Солдаты отделения спали. Дождь прекратился, но тёмные тучи низко скользили над землёй, угрожая в любую минуту сыпануть очередную ненужную земле, а особенно солдатам, порцию мокроты. Шелехов сделал бугорок из земли и сел на него. К землянке подошёл замполит, батальонный врач и старшина с объёмным вещмешком. Проснувшийся Бугайло посмотрел на них и прогнусавил:
- Теперь порядок, ребятишки будут сыты.
- А что им есть потом?
- Наши помогут… - повернувшись на другой бок он как ни в чём не бывало снова захрапел.
Сон одолевал и Григория, но в сидячем положении спать было неудобно, а ложиться на сырую землю, как это сделали многие, ему не хотелось. Прозвучавшая команда растворила последние сомнения. Пришлось спешно заняться липкими от грязи портянками...
- Снова шагать. – Недовольно бормотал он.
- Зато согреемся…
Походная тяжесть поглотила все мысли. Ноги гудели, ныли оттянутые грузом плечи. Кругом сыро и холодно. Ветер насквозь пробивал рваную шинель и промокшую телогрейку. Пришлось выжимать одежду.
- Костры из-за светомаскировки жечь нельзя, - с сожалением сказал Кошелюк, - а как иначе высушить…
- На теле высушишь!
Намотав свежие портянки, Григорий сунул ноги в сырые сапоги. Мокрые портянки прямо с грязью повесил на сучок сосны.
- Может хучь промёрзнут… - с ноткой обречённости сказал он.
- Или окончательно промокнут. – Пошутил Бугайло.
Ребята быстро набросали на почву кучу веток, и все улеглись, плотно прижавшись, друг к другу. Какая-то сучковатая ветка подло упёрлась в бедро Григория, надо бы убрать, но одолевал сон.
- Хрен с ней, - подумал он напоследок, - буду терпеть...
Проснулся в темноте от озноба. Вскочив, еле удержался - затекли ноги. Почти все уже встали. Предутренний морозец отразился льдинками на лужах и бисером на иголках сосен. Григорий еле размял застывшие портянки.
- Ох, мама родная, когда же энто закончится?! – выдавил он из саднящего горла.
- Чего разнылся? – спросил Кошелюк.
- В нескольких километрах мой дом, но как туда попасть?

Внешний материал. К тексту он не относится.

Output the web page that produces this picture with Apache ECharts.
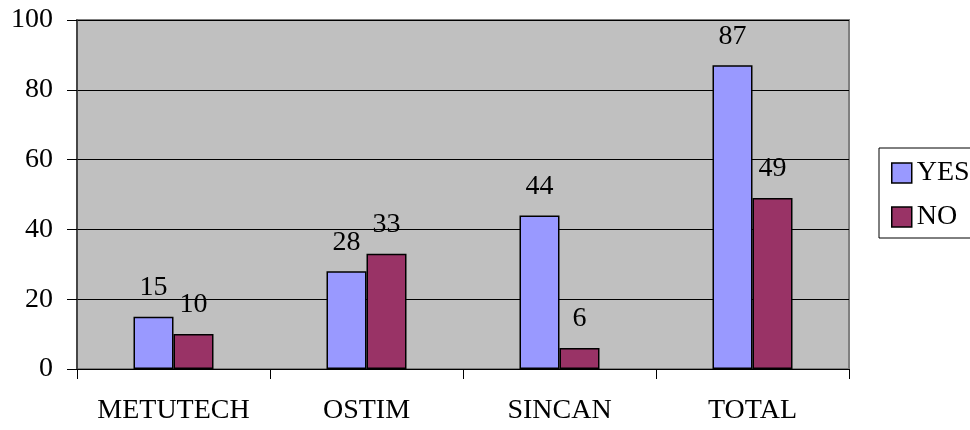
<!DOCTYPE html>
<html>
<head>
<meta charset="utf-8">
<script src="https://cdn.jsdelivr.net/npm/echarts@6/dist/echarts.min.js"></script>
<style>
html,body{margin:0;padding:0;background:#fff;}
#c{width:970px;height:430px;}
</style>
</head>
<body>
<div id="c"></div>
<script>
const categories = ['METUTECH', 'OSTIM', 'SINCAN', 'TOTAL'];
const yesValues = [15, 28, 44, 87];
const noValues = [10, 33, 6, 49];
const seriesNames = ['YES', 'NO'];

const FONT = "'Liberation Serif', 'Times New Roman', serif";
const chart = echarts.init(document.getElementById('c'), null, {renderer: 'canvas'});

const labelCfg = {
  show: true,
  position: 'top',
  distance: 15,
  color: '#000',
  fontFamily: FONT,
  fontSize: 28
};

chart.setOption({
  animation: false,
  backgroundColor: '#fff',
  textStyle: {fontFamily: FONT},
  grid: {
    left: 77, right: 121, top: 20, bottom: 61,
    show: true,
    backgroundColor: '#C0C0C0',
    borderColor: '#808080',
    borderWidth: 2
  },
  legend: {
    orient: 'vertical',
    left: 879,
    top: 148,
    padding: [10, 30, 6, 12],
    itemGap: 14,
    itemWidth: 20,
    itemHeight: 20,
    icon: 'rect',
    borderColor: '#000',
    borderWidth: 1,
    itemStyle: {borderColor: '#000', borderWidth: 1.5},
    textStyle: {fontFamily: FONT, fontSize: 28, color: '#000', lineHeight: 30},
    data: seriesNames
  },
  xAxis: {
    type: 'category',
    data: categories,
    axisLine: {lineStyle: {color: '#000', width: 1}},
    axisTick: {show: true, interval: 0, length: 10, lineStyle: {color: '#000'}},
    axisLabel: {interval: 0, hideOverlap: false, color: '#000', fontFamily: FONT, fontSize: 28, margin: 28}
  },
  yAxis: {
    type: 'value',
    min: 0, max: 100, interval: 20,
    axisLine: {show: true, lineStyle: {color: '#333', width: 1.5}},
    axisTick: {show: true, length: 10, lineStyle: {color: '#000'}},
    axisLabel: {color: '#000', fontFamily: FONT, fontSize: 28, margin: 24},
    splitLine: {show: true, lineStyle: {color: '#000', width: 1}}
  },
  series: [
    {
      name: seriesNames[0], type: 'bar', data: yesValues,
      barWidth: 40, barGap: '0%',
      itemStyle: {color: '#9999FF', borderColor: '#000', borderWidth: 1.5},
      label: labelCfg
    },
    {
      name: seriesNames[1], type: 'bar', data: noValues,
      barWidth: 40,
      itemStyle: {color: '#993366', borderColor: '#000', borderWidth: 1.5},
      label: labelCfg
    }
  ]
});
</script>
</body>
</html>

- Может, отпустят на побывку, на пару дней… - предположил Бугайло.
- С трудом вериться…
Действительно, наивным мечтам Шелехова на встречу с семьёй не суждено было исполниться. После того как 33-я гвардейская дивизия освободила Шахтёрский, Сторобешевский, Марьинский и Снежнянский районы Сталинской области их полк перебросили под Запорожье. 29 сентября дивизия вышла на реку Молочная. Началось освобождение Запорожской, а затем Херсонской области.
С 13 августа по 22 сентября 1943 года только их дивизия потеряла в боях за Донбасс полторы тысячи человек. Григорий написал первое письмо в Сталино, когда подразделения дивизии находились в обороне на Днепре. Они стояли в уютном городке Каховка, и у него впервые появилась возможность связаться с родными в только что освобождённом городе.